Barry Norris, who runs two European equity funds at Argonaut Capital Partners, a company he co-founded in 2005, is a good example of a manager with a strong personality-driven style. Since inception, both of his funds have outperformed the MSCI Pan-Euro Index by quite a margin (see graph). According to Norris, this outperformance is the result of his own distinct investment philosophy, which is focused on finding companies where the market is significantly over- or underestimating future profitability.

“I attribute my success and, more importantly, the consistency of my success, to my investment process, which has been almost entirely self-taught,” he says. But what happens if Norris is out of action? He says that never happens. “As long as I have access to a phone or computer, I communicate with the rest of the investment team every day even when on holiday or ill,” he asserts. “Our clients have trusted me personally with their money and I take that duty of trust very seriously.”

Taking a longer-term view, could Norris actually make himself dispensable? He says he is making an effort. “The investment process could be replicated by others; indeed that’s what we are trying to achieve internally,” he says. However, at the same time he is making an honest reservation. “Whether every individual is able to execute the process with the same degree of success is another matter.”

The power of a team

John Surplice manages the Invesco Pan European Equity Fund, and in this role he is one of a couple of managers in the fund house’s European equity team.
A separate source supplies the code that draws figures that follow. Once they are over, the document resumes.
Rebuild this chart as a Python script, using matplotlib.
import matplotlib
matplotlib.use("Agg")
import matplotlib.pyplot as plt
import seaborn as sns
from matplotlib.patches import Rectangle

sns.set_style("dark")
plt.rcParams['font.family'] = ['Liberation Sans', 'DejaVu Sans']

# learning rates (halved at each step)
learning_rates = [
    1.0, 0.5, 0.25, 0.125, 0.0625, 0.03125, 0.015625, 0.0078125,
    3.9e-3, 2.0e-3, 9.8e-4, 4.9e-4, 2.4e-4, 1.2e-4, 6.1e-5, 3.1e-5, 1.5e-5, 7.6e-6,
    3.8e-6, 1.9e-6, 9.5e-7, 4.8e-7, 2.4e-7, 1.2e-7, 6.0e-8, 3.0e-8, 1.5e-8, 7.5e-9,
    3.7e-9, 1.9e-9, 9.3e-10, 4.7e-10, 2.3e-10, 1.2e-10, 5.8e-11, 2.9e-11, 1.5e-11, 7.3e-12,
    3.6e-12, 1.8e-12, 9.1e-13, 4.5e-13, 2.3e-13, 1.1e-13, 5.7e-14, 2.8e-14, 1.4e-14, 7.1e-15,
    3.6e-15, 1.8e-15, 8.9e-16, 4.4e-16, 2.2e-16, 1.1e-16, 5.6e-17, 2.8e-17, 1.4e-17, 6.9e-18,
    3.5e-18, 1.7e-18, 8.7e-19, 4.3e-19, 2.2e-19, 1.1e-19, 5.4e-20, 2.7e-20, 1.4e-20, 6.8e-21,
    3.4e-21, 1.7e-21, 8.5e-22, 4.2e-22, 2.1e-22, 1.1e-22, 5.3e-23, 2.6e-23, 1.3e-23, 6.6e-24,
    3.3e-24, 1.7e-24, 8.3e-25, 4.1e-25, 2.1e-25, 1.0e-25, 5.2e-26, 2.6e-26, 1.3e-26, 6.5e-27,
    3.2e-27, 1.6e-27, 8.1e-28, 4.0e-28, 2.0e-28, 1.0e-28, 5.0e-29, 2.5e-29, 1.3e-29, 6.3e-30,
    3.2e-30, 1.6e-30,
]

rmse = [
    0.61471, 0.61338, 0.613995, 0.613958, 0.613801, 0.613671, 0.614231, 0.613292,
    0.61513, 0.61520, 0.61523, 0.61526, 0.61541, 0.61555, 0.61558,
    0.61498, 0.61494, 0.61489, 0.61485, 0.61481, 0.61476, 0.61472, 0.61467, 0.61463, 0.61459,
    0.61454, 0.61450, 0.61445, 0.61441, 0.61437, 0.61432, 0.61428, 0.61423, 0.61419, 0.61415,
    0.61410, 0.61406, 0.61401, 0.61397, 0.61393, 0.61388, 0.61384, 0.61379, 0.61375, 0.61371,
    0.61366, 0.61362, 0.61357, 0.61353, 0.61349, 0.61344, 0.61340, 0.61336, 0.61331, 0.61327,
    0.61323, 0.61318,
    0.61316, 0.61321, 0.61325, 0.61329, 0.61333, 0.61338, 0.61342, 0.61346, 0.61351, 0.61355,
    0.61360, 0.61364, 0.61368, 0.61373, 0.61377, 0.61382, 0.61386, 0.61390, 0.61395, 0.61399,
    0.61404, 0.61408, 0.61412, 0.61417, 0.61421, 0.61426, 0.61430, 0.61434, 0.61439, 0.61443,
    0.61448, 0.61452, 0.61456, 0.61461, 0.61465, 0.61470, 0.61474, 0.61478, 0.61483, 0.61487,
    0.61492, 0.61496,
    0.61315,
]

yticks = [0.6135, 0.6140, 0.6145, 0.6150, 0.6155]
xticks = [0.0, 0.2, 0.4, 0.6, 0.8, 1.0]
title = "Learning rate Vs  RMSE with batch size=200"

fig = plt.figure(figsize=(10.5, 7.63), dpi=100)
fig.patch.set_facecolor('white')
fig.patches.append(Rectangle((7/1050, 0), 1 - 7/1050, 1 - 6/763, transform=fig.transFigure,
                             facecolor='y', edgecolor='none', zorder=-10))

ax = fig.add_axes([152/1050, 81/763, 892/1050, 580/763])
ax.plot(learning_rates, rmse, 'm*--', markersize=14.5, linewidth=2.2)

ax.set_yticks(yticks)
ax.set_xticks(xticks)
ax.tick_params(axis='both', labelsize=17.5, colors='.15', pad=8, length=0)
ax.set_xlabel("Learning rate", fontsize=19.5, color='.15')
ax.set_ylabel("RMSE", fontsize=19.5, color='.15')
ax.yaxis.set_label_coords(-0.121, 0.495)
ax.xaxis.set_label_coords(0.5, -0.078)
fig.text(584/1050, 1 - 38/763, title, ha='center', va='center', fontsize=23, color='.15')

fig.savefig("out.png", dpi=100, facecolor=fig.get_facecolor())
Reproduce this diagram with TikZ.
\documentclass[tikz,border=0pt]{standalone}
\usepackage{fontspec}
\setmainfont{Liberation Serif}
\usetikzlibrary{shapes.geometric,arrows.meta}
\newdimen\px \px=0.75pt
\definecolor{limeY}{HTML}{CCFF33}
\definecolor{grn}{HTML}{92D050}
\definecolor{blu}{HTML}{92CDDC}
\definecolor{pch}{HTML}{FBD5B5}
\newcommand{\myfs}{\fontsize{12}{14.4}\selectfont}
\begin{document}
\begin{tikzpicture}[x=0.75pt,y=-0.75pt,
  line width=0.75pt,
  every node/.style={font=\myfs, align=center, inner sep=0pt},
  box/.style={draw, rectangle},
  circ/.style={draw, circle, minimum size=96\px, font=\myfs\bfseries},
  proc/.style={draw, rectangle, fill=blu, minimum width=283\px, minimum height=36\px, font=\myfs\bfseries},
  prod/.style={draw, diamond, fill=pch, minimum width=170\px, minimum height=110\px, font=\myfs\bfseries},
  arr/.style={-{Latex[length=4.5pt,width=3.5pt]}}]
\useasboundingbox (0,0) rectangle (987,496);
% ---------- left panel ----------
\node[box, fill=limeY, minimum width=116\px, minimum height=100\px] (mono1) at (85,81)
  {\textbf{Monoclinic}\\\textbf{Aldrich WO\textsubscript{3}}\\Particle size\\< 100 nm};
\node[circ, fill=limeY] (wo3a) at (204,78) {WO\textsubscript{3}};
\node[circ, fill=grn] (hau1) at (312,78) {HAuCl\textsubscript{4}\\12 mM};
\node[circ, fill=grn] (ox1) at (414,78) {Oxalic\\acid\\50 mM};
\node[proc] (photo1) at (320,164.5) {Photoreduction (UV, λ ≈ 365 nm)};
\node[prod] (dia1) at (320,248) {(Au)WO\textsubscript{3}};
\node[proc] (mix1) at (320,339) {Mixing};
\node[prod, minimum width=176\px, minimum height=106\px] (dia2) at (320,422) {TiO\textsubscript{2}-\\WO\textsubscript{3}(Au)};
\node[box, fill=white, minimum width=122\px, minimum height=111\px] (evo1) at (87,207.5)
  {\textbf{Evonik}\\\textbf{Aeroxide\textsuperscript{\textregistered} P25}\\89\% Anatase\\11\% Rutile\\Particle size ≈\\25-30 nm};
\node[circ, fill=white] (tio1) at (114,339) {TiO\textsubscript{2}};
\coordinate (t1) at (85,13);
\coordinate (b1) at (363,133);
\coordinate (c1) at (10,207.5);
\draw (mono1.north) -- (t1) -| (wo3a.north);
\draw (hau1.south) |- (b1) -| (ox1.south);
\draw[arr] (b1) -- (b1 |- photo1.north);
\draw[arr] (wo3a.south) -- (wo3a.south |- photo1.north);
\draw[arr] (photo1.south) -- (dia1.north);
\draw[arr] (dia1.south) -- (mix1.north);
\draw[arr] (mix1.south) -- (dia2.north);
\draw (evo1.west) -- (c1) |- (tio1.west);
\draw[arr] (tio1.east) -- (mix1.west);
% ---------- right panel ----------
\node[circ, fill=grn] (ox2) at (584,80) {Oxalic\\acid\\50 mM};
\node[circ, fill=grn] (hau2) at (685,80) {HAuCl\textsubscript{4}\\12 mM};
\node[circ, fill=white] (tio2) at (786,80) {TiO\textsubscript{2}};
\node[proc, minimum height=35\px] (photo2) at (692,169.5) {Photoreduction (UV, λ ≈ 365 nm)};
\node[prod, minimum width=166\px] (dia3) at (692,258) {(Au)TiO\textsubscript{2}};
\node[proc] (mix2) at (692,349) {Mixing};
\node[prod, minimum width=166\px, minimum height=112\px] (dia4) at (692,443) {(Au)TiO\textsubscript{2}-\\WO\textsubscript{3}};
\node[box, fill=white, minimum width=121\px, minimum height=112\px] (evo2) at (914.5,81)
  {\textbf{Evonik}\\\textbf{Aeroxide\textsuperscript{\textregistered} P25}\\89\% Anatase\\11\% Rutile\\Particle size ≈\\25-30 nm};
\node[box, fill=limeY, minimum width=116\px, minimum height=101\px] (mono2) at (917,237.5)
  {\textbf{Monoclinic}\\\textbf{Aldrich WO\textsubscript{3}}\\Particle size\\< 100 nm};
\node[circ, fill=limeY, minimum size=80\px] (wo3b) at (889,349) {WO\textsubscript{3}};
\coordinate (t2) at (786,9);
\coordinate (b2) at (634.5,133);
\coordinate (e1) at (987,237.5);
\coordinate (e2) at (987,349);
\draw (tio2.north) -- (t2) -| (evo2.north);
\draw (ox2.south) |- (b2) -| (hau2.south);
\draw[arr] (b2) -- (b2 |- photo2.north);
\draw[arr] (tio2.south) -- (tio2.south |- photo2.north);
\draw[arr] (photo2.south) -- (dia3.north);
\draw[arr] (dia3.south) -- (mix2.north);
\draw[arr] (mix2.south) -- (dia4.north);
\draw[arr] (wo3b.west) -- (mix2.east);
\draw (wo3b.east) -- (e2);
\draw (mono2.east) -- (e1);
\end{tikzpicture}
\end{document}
Surplice has, like Jeroen Vetter, a strong preference for the team approach to fund management. “If you ask me, the concept of a star manager is a bit of a joke. No one person is the fount of all knowledge. It presumes there is some God-given ability at play,” he says.

Surplice used to work with Neil Woodford at Invesco, the manager who now successfully runs several billion sterling in his own UK equity fund, and one of the people who probably comes closest to personifying the idea of a star manager, especially in the eyes of UK-based investors. But even he is not a magician, says Surplice. “In the end it is all down to hard work. Neil was always the first one to come into the office.”